Figure 3. Converter between analog signals and an IO-Link Field bus. Image used courtesy of IFM

 

Let’s use an example of a temperature sensor that measures 0-100 °C with a voltage output of 0-5 VDC, and a bit resolution of 10 bit for our ADC (0-1024). We would need to set up a ratio comparing the max digital value over max voltage to the current digital value over current voltage.

$$\frac{Digital~Value~of~ADC~at~Max~Voltage}{Max~Voltage~of~Sensor}=\frac{Current~Digital~Value}{Current~Analog~Input~Value}$$

Using the values from our example:

$$\frac{1024}{5~VDC}=\frac{X}{2.0~VDC}$$

 

$$2.0~VDC\times\frac{1024}{5~VDC}=x=409$$

Using this newly-calculated digital value, whether obtained by calculation or automatically by the controller, we can similarly determine the actual real-world value of the temperature.

$$\frac{Max~Temp~of~Sensor}{Digital~Value~of~ACD~at~Max~Voltage}=\frac{Current~Temperature}{Current~Digital~Value}$$

 

$$\frac{100^{\circ}C}{1024}=\frac{X}{409}$$

 

$$409\times\frac{100^{\circ}C}{1024}=X=39^{\circ}C$$

Where 39 degrees is the actual temperature at the sensor.

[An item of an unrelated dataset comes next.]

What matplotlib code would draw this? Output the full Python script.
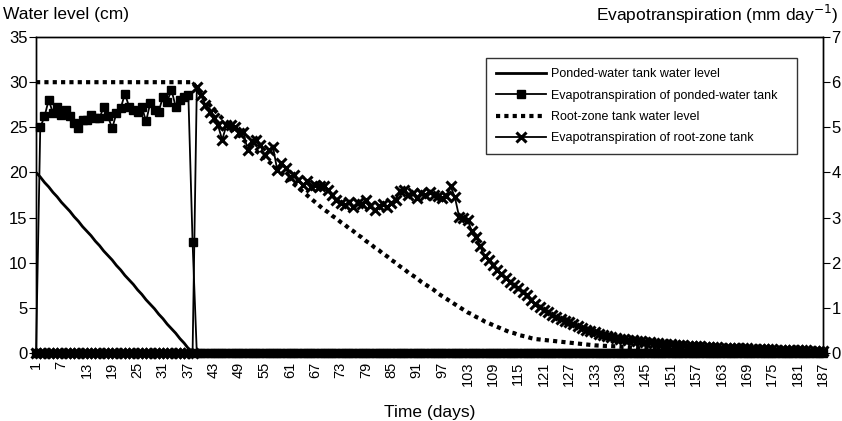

Here is illustrated another important detail about real-world data conversion. From the original data, a sensor reading of 2 volts should yield exactly 40 degrees, but through data truncation with integers, only whole numbers can be obtained. This may skew the final calculations, as they did in this case - an error of 1%.

 

Figure 4. Example of a scale command using linear regression. Both the input minimum and maximum, as well as output minimum and maximum, must be known, and the analog value can be used as the process input.

 

Conclusion

Using an ADC can be very useful when dealing with analog devices, and is a necessity when adding analog devices to a controller. When using ADCs located close to the sensor we can facilitate shorter runs of specialty signal cables which will reduce electrical noise within our system. By using an analog to industrial protocol converter you can save money and time because installation is as easy as plugging in a cable, and less hardware needs to be purchased, provided you have the required networks already set up in your system.